Less theory than incantation, less criticism than conjuration, less scholarship than prophecy, Benjamin’s essay offers not historiography or detailed, cited references laboriously cross-checked and marked by rigor, but something closer to scripture. The immediacy of what Benjamin and others then faced, the gaping abyss of Nazism and the demonic malignancy infecting Europe necessitated nothing less than a work penned not in ink on paper than by pillars of fire on stone.
Once we identify these various gods of this world—capitalism, fascism—as the religions they are, a means of resistance becomes available.

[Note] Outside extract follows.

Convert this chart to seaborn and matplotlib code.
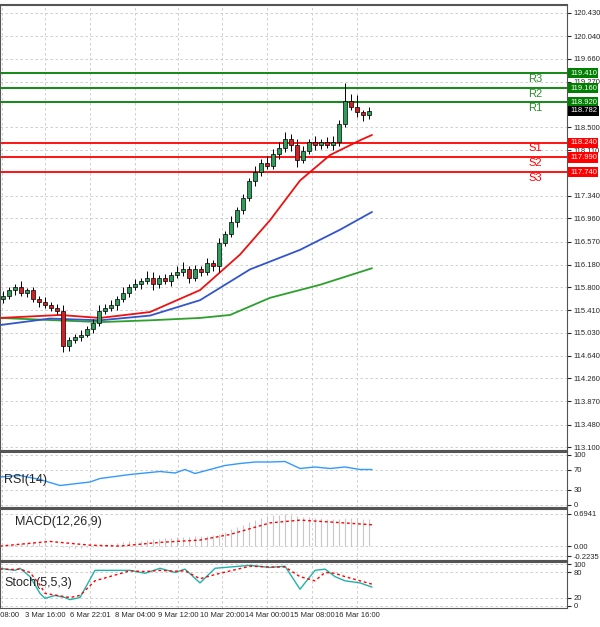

In the first fragment he describes a “Mechanical Turk” that entertained audiences in the eighteenth and nineteenth-century. A miniature and mustachioed automaton outfitted with a turban and hookah pipe, this Orientalist contraption of gears and levers was brought to the great capitals of Europe where it played games of chess that it won brilliantly.
This prodigious robot, who during his career beat both Napoleon and Benjamin Franklin, seemed to be a simulacrum of genius, an artificial intelligence predating the digital revolution by two centuries. It was a fantasy, however, for within the contraption was a diminutive chess master who unseen bested all of his opponents.
“One can imagine a philosophical counterpart to this device,” Benjamin allegorizes, the “puppet called ‘historical materialism’ is to win all the time. It can easily be a match for anyone if it enlists the services of theology, which today, as we know, is wizened and has to keep out of sight.”
Unlike his Marxist comrades, Benjamin’s materialism was a chimera for something deeper and more transcendent, for both the angelic and the demonic. If others were surprised by fascism’s rise or thought that it could be explained away only by recourse to economic concerns, then it was because they had for too longed denied the existence of that wizard manipulating the puppet, of humanity’s capacity for evil.
The diagnosis of what ails culture and society is in some ways also its prescription. Once we identify these various gods of this world—capitalism, fascism—as the religions they are, a means of resistance becomes available. The irony is that the only means of resisting them is, of course, also religious.
Though Benjamin’s advice may sound hermetic, obscure, and occult, it nonetheless needs to be internalized, for if we hope for a “revolutionary change in the fight for the oppressed,” we must work towards a “Messianic cessation of happening,” that the present must be “shot through with chips of Messianic time.”
This is neither revolution nor mere metaphor. It’s an invitation towards that most crucial thing, only glancingly alluded to by Benjamin, but the basis of his entire piece—hope.
Benjamin was an acolyte of that kabbalistic belief in tikkun olam, that is to say that our universe is cracked and broken, but it’s the individual choice of each person to restore those shards, even while—especially because—salvation isn’t guaranteed. Millennium isn’t imposed, it’s collectively chosen—and it’s always possible. “For every second of time,” Benjamin concludes, is the “strait gate through which Messiah might enter.”
Revolution and redemption, reform and restoration are ever possible, even if distant. That hope, in the most perilous and dire of times, must always endure.
The day after Benjamin killed himself, Franco lifted the restriction on the refugees passing through to Portugal and then America. It’s possible that Benjamin’s death itself might have put pressure on the Spanish to do so. Following his burial in Portbou, the briefcase in which he’d once carried “Theses on the Philosophy of History” went missing.
His satchel contained one final essay, the actual last writing of Benjamin. It’s never been found. Maybe one day it will be.